Afin de lui rendre le temps moins long, mais aussi de lui montrer que ses paroles n’étaient pas vaines, il la gardait auprès de lui, à l’infirmerie. La laissant faire connaissance avec cette part de lui-même, avec Docteur Cargent. Elle découvrait son univers, entre les lits, les soins et les patients. Il aurait cru qu’elle se lasse vite de son quotidien, parfois morose, voire franchement abject, mais Lilith y évoluait avec grâce et naturel.
Elle était la lumière des patients qui s’y trouvaient. Non seulement des soldats, mais aussi des souffrants venus des villages alentours. Les visages s’éclairaient à la vue de l’enfant, oubliant leurs maux et leurs tourments. Sa voix douce et pleine de vie les berçait de sa gaité, semant réconfort et chaleur dans leur cœur meurtri. Son sourire innocent illuminait leur journée. Ses attentions délicates, pour chacun, leur rendaient la force de se battre. Elle était l’espoir des civils et des militaires.
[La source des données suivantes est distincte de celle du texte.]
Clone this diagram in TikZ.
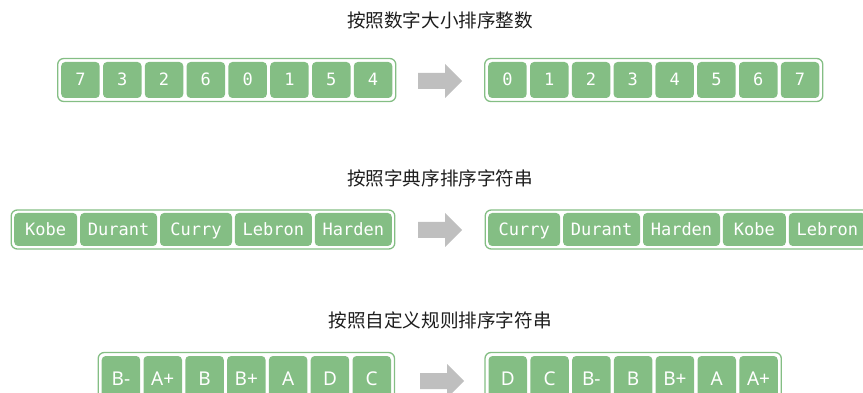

Lorsque les journées étaient calmes, elle leur lisait les livres qu’elle trouvait dans la bibliothèque du Père Gabriel. Les jours plus mouvementés elle l’aidait, dans la mesure de ses moyens, en le soulageant des patients atteints de troubles mineurs dont elle pouvait elle-même assurer les soins à force d’observation. Un jour qu’elle finissait la lecture dans le dortoir, où régnait un silence religieux, le Docteur Cargent vint la trouver, ses patients n’avaient plus besoin d’eux, pour le moment.
- Et maintenant ? Demanda-t-elle.
- Et maintenant, tu as une promesse à tenir.
Elle leva les yeux sur lui, sans comprendre.
- N’avais-tu pas donné ta parole à Elwinn de lui écrire ? Sourit-il. Je n’ai plus rien à t’enseigner de l’art de la lecture. Que dirais-tu de commencer à apprendre celui de l’écriture ?
Elle lui sourit. Malgré toutes ses obligations, il n’avait pas oublié.